A "very ill-founded, ill-judged and irresponsible set of allegations". This is how Colin Riordan, vice-chancellor of the University of Essex, described British Council claims that some overseas students in the UK "are not having as good an experience as they expect", and that some universities were "not so good" in their approach to foreign students.
Professor Riordan, speaking recently on Radio 4's Today programme, was representing higher education as chair of Universities UK's International Policy Committee. Naturally - and rightly - he was protective of a sector that generates £4 billion in annual export earnings. His exasperation was no doubt heightened by the fact that the claims came from Martin Davidson, chief executive of the British Council, whose job is to promote UK education abroad, not denigrate it.
But Mr Davidson's comments were hardly outrageous, and his message was measured and sensible. He simply warned of the long-term damage that could be done if UK universities respond to the current financial predicament by exploiting overseas students as little more than quick and easy sources of income.
Some facts cannot be ignored. Although Professor Riordan is correct that the vast majority of overseas students here are happy, too many find themselves on courses made up almost entirely of other overseas students - hardly the multicultural experience they were seeking. Too many are let down by agents making false promises and by prospectuses painting deceptively rosy pictures of what they will get for their high fees. And for too many students, their first experience of the UK is the labyrinthine, painful and decidedly unwelcoming bureaucracy of the visa process.
It takes only a few bad experiences to cause real and lasting damage, as word spreads quickly over the internet and nations that have invested in strengthening their higher education systems offer increasingly attractive alternatives to the UK.

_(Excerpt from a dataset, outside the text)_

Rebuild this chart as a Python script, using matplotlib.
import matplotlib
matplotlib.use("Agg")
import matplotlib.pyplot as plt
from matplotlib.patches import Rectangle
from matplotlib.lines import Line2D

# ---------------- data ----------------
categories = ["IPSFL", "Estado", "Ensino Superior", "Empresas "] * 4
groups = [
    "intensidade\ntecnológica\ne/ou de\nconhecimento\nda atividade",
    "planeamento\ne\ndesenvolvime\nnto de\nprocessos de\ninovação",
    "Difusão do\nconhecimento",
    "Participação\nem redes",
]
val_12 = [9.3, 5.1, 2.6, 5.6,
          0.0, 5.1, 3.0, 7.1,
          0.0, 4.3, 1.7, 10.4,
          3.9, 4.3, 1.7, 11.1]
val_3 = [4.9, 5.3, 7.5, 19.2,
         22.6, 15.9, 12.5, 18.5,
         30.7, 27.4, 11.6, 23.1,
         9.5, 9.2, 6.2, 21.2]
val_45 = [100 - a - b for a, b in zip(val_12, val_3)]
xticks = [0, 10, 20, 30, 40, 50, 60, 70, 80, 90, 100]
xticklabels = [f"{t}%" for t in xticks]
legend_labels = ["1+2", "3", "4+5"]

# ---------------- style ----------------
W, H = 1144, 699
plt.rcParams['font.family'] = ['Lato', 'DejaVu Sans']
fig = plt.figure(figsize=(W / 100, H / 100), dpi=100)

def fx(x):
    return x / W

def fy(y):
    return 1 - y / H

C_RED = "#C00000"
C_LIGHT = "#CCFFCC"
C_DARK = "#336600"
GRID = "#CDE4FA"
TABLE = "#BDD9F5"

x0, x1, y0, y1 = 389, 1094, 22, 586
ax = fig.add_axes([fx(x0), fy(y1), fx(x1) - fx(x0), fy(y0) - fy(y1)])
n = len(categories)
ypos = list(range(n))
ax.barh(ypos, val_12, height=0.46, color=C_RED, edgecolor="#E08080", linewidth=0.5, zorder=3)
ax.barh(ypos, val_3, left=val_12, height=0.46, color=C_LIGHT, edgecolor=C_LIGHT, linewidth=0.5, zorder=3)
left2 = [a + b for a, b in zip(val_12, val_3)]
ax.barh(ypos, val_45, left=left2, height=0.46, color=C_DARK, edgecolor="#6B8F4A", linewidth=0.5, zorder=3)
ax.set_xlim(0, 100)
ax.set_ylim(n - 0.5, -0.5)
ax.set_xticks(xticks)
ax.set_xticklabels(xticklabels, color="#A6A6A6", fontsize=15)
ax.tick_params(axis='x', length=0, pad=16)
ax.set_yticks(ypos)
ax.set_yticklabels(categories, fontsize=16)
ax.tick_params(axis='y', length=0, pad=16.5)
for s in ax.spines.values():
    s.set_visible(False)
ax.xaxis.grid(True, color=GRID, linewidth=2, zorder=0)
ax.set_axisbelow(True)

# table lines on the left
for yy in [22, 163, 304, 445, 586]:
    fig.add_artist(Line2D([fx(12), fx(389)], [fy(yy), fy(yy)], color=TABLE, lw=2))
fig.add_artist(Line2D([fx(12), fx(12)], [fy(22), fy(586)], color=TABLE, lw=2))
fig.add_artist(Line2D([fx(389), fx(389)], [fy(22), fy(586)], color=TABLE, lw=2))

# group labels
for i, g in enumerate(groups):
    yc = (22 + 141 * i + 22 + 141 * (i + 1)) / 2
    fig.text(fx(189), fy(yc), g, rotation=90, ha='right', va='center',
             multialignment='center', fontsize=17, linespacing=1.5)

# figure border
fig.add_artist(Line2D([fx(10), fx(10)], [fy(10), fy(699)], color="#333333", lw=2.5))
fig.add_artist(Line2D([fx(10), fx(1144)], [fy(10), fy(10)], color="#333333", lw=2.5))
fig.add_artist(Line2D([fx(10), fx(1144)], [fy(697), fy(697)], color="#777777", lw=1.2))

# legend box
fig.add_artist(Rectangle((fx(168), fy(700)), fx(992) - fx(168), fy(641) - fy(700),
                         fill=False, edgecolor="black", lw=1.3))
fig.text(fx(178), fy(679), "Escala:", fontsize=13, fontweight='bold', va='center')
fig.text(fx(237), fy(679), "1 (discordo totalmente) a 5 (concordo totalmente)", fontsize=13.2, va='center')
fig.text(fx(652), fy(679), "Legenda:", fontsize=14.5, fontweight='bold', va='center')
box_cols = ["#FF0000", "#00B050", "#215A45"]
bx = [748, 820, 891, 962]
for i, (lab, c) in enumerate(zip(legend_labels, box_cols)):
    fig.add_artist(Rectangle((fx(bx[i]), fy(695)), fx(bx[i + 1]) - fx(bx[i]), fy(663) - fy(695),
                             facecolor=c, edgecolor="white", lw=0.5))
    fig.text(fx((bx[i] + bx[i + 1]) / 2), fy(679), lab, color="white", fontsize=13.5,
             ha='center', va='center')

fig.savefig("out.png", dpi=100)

Our lead feature this week tells a pertinent and timely tale. In Australia, where university funding has failed woefully to keep pace with expanding student numbers (despite domestic students contributing to the cost of their tuition), some institutions now rely on international student fees not simply to bolster their coffers but actually to stay afloat.
While Australian higher education as a sector earns 15 per cent of its income from overseas students, that figure rises to about 33 per cent at some institutions, and the range of supply countries is narrow.

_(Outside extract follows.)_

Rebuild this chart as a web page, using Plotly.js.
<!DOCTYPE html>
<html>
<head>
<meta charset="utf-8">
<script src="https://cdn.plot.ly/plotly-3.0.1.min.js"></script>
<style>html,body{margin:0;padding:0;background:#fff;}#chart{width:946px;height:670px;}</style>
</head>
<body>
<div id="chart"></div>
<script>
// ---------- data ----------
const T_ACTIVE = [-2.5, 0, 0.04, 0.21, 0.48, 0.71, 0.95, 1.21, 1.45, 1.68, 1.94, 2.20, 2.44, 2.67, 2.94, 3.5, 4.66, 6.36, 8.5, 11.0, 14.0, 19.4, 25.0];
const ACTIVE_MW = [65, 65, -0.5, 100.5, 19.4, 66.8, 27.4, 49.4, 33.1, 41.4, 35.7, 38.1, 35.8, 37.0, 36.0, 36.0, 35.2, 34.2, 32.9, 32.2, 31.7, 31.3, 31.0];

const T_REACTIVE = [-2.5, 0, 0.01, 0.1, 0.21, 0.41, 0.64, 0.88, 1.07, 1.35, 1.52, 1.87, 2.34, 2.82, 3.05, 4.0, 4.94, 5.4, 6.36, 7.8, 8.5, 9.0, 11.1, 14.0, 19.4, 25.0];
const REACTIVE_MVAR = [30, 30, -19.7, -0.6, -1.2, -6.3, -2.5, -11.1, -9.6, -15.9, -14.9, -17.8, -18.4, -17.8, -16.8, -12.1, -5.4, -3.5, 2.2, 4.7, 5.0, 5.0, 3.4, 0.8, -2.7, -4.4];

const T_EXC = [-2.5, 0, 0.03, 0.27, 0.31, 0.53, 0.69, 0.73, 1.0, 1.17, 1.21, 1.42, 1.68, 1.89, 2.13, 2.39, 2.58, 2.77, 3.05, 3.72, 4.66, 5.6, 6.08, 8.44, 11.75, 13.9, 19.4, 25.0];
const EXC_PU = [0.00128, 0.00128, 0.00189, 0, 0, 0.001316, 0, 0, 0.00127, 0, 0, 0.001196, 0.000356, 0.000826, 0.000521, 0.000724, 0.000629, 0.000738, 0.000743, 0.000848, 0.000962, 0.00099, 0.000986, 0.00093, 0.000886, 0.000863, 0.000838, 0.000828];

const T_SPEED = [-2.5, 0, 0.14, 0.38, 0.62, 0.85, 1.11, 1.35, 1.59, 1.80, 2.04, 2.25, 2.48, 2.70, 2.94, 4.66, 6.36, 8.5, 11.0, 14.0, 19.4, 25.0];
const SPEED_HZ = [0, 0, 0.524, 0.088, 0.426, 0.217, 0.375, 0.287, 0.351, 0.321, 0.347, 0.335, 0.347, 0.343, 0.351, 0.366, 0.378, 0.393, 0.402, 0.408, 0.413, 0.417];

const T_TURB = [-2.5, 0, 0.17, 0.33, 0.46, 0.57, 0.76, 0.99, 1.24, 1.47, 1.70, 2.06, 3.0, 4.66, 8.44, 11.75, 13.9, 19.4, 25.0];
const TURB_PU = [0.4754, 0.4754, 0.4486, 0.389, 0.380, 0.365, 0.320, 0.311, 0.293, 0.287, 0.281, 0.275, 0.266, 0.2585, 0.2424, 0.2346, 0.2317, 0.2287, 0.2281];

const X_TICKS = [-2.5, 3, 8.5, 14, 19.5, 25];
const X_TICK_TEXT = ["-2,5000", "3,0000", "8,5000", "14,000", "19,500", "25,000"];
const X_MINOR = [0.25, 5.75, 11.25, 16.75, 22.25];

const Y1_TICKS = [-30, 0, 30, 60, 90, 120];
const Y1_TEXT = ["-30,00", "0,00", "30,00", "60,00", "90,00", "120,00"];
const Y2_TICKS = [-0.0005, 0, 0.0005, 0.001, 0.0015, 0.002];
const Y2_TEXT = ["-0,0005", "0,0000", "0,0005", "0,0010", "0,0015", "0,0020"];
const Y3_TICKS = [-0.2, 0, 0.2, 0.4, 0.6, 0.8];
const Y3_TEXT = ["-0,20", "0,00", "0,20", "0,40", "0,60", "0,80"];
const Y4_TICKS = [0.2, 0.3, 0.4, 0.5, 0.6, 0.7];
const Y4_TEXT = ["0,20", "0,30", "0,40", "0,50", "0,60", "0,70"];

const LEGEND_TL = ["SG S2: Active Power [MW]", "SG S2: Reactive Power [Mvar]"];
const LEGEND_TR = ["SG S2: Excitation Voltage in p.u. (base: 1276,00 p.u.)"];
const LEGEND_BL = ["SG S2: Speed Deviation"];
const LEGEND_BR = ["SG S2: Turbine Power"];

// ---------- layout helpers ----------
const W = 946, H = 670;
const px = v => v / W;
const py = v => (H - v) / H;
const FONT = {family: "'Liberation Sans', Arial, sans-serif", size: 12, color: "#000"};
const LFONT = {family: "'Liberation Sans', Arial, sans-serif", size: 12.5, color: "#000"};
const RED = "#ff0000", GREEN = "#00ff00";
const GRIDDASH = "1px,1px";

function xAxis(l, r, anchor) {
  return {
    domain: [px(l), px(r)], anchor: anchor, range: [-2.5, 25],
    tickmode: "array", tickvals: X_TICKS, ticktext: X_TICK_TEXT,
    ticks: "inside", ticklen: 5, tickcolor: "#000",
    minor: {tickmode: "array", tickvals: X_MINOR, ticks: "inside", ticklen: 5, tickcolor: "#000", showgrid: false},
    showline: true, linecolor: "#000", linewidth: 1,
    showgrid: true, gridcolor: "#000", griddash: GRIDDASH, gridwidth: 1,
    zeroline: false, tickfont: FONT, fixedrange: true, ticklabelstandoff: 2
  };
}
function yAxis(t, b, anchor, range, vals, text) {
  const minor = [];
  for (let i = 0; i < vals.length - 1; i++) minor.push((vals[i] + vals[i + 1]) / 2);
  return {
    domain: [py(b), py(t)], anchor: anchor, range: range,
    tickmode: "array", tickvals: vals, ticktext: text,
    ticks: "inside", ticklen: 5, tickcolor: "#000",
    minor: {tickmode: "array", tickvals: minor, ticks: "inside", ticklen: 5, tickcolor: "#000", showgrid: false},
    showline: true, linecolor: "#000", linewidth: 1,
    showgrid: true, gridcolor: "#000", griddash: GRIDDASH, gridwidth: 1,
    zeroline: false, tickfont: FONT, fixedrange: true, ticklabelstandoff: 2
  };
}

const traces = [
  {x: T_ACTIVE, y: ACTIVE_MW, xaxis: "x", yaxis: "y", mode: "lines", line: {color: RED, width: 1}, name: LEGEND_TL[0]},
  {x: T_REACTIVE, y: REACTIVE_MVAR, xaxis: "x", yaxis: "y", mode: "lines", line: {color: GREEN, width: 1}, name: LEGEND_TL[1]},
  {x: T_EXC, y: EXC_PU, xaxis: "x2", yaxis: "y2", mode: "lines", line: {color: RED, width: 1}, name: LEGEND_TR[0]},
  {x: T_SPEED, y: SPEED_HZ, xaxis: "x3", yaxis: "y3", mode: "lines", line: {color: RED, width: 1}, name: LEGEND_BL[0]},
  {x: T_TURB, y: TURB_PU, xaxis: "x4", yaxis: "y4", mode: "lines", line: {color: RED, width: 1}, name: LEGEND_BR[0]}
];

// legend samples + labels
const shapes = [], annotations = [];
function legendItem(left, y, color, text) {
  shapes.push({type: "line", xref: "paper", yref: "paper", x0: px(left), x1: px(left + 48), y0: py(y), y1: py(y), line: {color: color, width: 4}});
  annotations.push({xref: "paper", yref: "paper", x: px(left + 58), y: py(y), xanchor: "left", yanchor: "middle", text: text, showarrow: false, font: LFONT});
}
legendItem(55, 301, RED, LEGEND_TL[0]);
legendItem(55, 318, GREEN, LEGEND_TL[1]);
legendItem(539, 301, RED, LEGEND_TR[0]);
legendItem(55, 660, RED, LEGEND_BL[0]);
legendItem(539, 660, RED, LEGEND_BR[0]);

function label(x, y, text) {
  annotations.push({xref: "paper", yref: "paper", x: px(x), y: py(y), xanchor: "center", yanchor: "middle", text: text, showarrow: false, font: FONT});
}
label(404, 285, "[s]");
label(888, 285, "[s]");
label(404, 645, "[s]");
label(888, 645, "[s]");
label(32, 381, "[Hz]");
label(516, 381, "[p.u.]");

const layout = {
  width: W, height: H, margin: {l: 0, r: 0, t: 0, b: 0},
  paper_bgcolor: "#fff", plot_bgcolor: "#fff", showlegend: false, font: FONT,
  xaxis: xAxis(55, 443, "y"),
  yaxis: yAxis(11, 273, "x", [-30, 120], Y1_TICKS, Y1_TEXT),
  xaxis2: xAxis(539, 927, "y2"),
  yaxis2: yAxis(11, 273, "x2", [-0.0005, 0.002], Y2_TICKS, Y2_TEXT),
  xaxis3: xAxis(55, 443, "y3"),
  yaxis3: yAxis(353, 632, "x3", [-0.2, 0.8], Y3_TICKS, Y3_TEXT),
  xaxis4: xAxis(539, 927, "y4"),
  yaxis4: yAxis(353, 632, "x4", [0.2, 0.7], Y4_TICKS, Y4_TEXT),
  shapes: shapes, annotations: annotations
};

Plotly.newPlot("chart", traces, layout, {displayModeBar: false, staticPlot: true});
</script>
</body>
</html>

The student safety crisis caused by a recent spate of horrendous attacks on Indian students has served to highlight Australia's vulnerability.
It has also spurred a call to reconsider the status of foreign students. The concept, as outlined by Simon Marginson, professor of higher education at the University of Melbourne, should be a basic tenet for every nation aspiring to be a global higher education centre.
His forthcoming research shatters the marketing myths and shows a rather different picture, across all anglophone nations, of the isolated, excluded and too often disenfranchised foreign student. He makes a convincing case for an approach in which we stop treating overseas students as purchasers of a service who are accorded some limited consumer rights, and start seeing them as what they are: people who are due the full complement of human rights.